When Kyle Dues set out to intern for an on-campus microfarm during his first semester of college, neither he nor the local community knew what was coming.
Dues, now a third-year in forestry, fisheries and wildlife, has been instrumental in piloting microfarming in Mansfield, Ohio, with Kip Curtis, associate professor of environmental history. Their agricultural project has since brought food solutions and educational opportunities to the Ohio State Mansfield community.
Microfarming is a small-scale agricultural system that allows farmers to grow crops in a small plot of land in bustling areas that are outside of a 10-mile radius for fresh fruits and vegetables known as food deserts, Dues said.
“The purpose of the microfarm is to solve food desert crisis in small towns, especially in the rust belt region,” Dues said. “What we are trying to do is place the microfarm in those food deserts to combat that so everyone in that community then has access to fresh local foods and vegetables.”
What began as a small project in a parking lot has expanded to seven microfarms in one area, creating more food for students, as well as a place for local farmers to come together and negotiate to sell the crops, Dues said.
The project gained support in January from the Foundation for Food and Agriculture Research with a $1 million grant to stimulate innovation in urban agriculture.

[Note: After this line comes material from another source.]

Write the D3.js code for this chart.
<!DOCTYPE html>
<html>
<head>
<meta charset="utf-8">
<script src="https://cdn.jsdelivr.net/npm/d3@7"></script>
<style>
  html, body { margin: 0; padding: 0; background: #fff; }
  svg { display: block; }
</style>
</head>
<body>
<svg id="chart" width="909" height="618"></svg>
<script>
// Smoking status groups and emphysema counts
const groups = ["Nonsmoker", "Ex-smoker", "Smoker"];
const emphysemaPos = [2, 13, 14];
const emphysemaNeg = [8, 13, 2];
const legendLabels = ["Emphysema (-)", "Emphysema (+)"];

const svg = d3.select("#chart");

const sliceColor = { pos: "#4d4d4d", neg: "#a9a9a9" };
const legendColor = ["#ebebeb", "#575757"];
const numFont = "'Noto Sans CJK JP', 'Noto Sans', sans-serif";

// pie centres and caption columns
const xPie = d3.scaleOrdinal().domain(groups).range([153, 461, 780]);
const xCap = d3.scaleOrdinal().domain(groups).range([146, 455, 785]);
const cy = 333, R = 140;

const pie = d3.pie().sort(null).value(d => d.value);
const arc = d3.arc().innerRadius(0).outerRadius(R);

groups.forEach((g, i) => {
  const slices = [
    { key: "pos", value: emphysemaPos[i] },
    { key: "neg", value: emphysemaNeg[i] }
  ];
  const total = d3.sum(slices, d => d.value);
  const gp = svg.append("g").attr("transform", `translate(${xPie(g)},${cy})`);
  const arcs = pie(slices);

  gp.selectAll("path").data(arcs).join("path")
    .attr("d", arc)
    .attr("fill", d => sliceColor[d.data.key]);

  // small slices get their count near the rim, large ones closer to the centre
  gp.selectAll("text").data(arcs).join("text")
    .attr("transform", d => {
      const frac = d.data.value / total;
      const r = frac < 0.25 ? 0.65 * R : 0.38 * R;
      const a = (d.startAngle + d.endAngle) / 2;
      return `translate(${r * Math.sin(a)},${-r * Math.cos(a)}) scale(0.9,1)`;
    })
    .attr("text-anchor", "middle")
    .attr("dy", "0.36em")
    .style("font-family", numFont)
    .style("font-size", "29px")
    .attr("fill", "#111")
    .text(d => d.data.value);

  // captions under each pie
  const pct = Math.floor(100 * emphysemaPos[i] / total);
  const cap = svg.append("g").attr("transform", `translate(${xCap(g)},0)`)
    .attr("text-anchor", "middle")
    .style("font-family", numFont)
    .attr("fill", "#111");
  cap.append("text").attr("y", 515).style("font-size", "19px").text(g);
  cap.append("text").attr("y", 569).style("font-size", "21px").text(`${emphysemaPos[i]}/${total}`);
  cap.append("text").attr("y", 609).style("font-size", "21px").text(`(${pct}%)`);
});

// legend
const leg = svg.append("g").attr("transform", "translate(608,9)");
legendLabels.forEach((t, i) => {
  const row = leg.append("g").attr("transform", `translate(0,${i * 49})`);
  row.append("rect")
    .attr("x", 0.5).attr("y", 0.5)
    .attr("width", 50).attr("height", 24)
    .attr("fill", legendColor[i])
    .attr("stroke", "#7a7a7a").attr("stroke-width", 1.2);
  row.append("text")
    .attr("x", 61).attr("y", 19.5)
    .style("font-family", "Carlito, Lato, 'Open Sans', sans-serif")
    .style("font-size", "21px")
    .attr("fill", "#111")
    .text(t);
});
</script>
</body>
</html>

With this new grant, the project will add three new microfarms, Curtis said.
“The on-campus microfarm is a model for what is, we believe, going to be an innovative new urban agriculture productive system that is going to be scalable and replicable all over,” Curtis said.
Dues and Curtis hope to bring microfarms to every Ohio State campus and provide the broader Ohio State community with food abundance, internships and educational opportunities that have been provided by their microfarm in Mansfield.
“We would love to have every regional campus and Columbus campus to have their own microfarm as a production site,” Curtis said. “We could roll it out as quickly as next year if someone on a campus is interested.”
Curtis cites Dues’ initiative and dedication as instrumental to the microfarm’s success.
“Kyle was really just critical in encouraging other students and being a peer and peer mentor,” Curtis said. “And that’s why I built the microfarm in the first place, [so] students like Kyle could really shine and really get an opportunity to be engaged in real-world, real-time, innovative research projects.”
Dues hopes to see the project expand to other regions in Ohio and the country.
“It started in empty parking lots,” Dues said. “In my dreams, when I was building this, I never thought this project would get as big as it did.”